__Task details__
Retype every line from the start of the data down to and including the line with "import seaborn as sns". Skip the pictures.

--

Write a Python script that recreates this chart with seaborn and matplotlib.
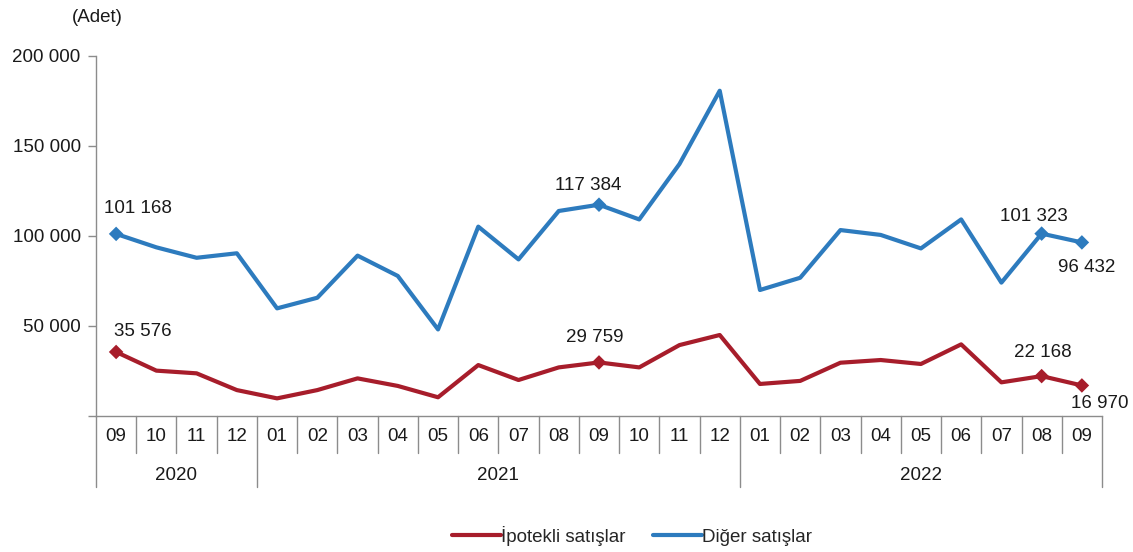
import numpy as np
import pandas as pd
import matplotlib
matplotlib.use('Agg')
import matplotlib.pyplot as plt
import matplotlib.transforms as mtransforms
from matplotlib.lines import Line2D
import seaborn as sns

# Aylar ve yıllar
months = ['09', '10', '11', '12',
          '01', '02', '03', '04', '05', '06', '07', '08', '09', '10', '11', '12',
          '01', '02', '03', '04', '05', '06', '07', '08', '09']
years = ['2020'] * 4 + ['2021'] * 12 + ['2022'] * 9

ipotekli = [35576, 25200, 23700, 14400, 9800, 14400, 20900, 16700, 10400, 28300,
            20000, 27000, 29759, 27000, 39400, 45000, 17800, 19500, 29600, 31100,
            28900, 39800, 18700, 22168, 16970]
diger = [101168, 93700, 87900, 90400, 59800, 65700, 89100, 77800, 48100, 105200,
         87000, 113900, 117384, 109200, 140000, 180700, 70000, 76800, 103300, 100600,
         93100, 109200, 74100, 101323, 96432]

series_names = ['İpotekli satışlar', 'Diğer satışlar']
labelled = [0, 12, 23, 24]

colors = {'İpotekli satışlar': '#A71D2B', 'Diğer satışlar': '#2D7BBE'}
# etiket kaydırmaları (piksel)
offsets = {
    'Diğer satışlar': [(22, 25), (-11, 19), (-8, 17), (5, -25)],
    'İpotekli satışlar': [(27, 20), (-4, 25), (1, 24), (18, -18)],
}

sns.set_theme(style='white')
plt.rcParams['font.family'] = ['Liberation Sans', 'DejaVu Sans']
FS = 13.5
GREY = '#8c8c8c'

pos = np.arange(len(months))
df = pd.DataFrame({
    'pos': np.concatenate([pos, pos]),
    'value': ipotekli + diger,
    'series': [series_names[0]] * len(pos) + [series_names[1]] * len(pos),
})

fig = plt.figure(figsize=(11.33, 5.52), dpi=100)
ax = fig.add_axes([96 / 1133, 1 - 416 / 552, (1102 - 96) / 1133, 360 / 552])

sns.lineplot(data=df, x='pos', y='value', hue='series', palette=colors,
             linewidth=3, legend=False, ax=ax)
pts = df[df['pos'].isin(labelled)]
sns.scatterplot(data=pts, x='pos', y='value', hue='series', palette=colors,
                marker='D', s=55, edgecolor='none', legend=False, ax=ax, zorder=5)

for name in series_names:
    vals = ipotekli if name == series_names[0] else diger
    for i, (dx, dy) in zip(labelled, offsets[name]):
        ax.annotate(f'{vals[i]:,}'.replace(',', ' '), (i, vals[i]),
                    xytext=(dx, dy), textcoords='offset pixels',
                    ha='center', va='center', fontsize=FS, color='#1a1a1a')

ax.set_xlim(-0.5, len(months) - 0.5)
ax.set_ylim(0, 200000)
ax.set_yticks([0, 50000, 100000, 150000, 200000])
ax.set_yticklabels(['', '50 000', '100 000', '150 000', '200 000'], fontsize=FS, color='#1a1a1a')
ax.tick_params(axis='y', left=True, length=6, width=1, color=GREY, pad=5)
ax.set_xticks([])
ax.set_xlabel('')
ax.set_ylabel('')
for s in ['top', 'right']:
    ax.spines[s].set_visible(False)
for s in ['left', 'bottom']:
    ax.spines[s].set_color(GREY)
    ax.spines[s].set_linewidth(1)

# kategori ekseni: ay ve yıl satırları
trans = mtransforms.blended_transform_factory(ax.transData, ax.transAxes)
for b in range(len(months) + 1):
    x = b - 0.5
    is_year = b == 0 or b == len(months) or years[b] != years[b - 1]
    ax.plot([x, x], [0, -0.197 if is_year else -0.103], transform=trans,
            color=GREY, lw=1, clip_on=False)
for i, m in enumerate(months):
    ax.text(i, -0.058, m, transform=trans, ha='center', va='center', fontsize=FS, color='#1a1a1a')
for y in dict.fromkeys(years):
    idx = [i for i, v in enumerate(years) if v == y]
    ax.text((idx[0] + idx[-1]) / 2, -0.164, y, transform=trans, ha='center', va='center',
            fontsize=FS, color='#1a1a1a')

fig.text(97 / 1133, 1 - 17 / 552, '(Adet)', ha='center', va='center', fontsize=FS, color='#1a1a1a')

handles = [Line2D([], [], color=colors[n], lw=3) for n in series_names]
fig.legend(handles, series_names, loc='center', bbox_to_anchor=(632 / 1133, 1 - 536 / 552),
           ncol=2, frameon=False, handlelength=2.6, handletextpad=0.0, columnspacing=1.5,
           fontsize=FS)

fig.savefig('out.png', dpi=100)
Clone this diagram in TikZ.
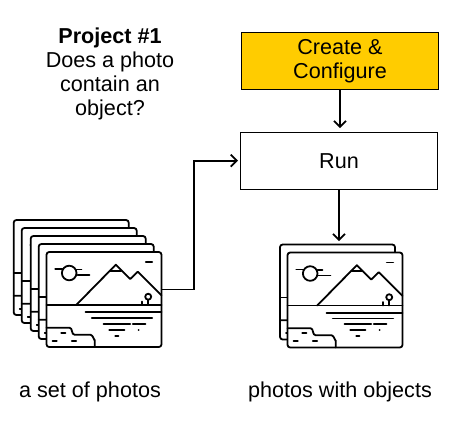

--

__Task result__
Write a Python script that recreates this chart with seaborn and matplotlib.
import numpy as np
import pandas as pd
import matplotlib
matplotlib.use('Agg')
import matplotlib.pyplot as plt
import matplotlib.transforms as mtransforms
from matplotlib.lines import Line2D
import seaborn as sns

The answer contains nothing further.